If the tenant doesn’t comply and leave the property as instructed, the landlord will then have to petition a court for Forcible Entry and Detainer. If the judge finds in their favor they will then be able to use a local marshal or sheriff to forcibly evict the tenant.
How Long Does it Take to Evict a Tenant in Oregon?
In many cases, an Oregon eviction can be completed in as little as a few hours depending on the reason. Once the eviction notice is served, the tenant will have between 24 hours - 60 days to vacate. If they comply, then the process will be over as soon as the notice period ends.
However, serving the eviction notice incorrectly can lead to delays in the process. Also, if the tenant refuses to vacate, eviction procedures can take somewhat longer. Going through the court process can take around 1 month depending on how busy the district or housing court system is at the time.

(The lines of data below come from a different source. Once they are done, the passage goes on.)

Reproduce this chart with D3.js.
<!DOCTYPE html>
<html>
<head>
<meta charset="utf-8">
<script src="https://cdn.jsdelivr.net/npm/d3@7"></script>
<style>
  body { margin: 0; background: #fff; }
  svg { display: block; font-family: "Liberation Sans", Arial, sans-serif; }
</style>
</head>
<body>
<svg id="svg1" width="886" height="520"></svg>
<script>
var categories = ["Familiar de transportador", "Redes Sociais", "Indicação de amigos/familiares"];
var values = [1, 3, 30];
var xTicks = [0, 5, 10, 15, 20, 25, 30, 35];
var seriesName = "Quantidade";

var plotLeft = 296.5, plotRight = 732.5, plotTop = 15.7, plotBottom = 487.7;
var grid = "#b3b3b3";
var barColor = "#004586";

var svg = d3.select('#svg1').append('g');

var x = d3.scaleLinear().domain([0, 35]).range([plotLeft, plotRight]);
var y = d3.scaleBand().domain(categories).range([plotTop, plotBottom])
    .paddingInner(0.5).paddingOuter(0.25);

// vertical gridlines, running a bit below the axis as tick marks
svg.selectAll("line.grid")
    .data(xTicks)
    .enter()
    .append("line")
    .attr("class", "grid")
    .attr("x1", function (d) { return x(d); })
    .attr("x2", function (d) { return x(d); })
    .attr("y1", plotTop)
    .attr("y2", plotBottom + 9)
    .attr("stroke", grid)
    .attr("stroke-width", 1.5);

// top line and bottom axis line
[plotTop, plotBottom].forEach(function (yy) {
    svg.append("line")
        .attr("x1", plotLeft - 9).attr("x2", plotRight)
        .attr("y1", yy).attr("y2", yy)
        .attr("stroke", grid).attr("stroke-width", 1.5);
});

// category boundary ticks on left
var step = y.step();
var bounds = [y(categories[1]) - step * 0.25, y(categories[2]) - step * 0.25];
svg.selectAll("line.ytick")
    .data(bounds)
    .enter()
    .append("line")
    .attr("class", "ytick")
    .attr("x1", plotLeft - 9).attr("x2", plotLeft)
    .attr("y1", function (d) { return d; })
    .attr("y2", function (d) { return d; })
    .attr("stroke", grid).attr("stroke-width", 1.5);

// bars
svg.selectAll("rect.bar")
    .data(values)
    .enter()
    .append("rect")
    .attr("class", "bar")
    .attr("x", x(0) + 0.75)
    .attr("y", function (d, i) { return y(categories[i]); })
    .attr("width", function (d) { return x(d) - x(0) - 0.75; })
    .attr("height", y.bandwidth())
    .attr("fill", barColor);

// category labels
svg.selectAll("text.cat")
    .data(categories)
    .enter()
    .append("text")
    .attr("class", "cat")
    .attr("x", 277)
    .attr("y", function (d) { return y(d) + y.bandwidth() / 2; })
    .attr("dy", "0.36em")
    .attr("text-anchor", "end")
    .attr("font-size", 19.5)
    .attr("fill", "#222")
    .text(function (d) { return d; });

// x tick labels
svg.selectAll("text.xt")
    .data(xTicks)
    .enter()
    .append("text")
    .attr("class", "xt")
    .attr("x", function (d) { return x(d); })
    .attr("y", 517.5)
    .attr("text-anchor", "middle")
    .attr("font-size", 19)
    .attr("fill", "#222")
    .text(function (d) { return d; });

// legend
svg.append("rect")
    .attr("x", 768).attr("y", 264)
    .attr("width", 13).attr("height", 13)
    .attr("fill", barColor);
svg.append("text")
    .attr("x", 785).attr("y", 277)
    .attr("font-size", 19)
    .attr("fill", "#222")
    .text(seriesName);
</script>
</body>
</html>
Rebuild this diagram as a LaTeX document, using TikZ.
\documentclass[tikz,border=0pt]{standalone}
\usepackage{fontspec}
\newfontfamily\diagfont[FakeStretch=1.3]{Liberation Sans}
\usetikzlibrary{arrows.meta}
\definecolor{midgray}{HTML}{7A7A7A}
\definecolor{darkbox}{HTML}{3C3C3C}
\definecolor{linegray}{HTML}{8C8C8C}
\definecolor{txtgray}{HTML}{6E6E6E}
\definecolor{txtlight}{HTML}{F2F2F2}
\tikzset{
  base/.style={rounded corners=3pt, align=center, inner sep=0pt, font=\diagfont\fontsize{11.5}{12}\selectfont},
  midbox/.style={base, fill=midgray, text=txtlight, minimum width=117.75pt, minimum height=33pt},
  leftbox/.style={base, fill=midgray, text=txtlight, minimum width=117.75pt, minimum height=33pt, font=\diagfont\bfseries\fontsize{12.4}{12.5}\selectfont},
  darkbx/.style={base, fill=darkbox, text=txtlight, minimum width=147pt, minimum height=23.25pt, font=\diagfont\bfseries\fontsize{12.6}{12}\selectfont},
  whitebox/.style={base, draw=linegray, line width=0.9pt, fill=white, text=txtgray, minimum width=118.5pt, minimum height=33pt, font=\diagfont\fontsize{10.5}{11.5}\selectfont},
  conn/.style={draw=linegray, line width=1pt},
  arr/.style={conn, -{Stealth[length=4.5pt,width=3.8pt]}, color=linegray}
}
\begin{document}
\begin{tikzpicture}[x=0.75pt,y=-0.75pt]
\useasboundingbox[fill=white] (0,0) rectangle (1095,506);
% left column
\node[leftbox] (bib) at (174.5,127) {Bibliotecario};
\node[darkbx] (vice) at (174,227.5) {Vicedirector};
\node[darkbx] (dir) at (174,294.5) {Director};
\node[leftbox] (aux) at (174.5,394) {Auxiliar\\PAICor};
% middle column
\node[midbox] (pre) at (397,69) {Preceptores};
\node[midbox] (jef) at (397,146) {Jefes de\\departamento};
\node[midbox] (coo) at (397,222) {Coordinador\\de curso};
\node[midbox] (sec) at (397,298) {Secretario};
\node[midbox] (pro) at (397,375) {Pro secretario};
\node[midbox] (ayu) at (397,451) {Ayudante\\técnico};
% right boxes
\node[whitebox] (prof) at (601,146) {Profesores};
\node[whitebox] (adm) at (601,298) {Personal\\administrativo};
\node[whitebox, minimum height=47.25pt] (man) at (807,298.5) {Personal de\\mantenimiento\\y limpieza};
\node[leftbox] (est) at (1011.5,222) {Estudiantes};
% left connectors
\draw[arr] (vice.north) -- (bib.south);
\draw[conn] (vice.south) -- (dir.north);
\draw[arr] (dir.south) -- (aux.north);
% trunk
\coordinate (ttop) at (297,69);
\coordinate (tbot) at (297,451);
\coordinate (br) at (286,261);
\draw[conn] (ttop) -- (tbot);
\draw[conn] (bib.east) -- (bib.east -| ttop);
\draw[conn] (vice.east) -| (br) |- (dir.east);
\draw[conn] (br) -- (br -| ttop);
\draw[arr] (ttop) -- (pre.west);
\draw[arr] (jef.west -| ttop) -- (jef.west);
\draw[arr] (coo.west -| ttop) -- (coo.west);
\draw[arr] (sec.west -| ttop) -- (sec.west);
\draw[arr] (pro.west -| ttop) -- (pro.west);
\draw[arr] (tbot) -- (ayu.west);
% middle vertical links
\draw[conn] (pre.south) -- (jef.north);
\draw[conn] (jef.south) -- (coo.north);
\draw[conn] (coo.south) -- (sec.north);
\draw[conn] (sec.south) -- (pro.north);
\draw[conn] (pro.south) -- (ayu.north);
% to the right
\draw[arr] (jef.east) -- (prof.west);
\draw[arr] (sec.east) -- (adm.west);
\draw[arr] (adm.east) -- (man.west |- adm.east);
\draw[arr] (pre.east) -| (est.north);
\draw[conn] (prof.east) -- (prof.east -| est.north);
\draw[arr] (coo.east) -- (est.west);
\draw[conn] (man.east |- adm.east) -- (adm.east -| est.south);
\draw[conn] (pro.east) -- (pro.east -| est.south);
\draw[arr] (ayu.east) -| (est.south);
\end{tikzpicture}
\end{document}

How Much Does It Cost to Evict Someone?
How much evicting a tenant costs will often depend on how long the removal process lasts. If you serve the Oregon eviction notice and that leads to a resolution of the dispute, or the tenant simply leaves as instructed, then the costs are very low (below $500 not including potentially lost rent).
However, if the tenant refuses to leave the property this could lead to a more protracted and expensive legal case. If you need to seek legal advice or representation at any step of the process, this will of course carry higher costs.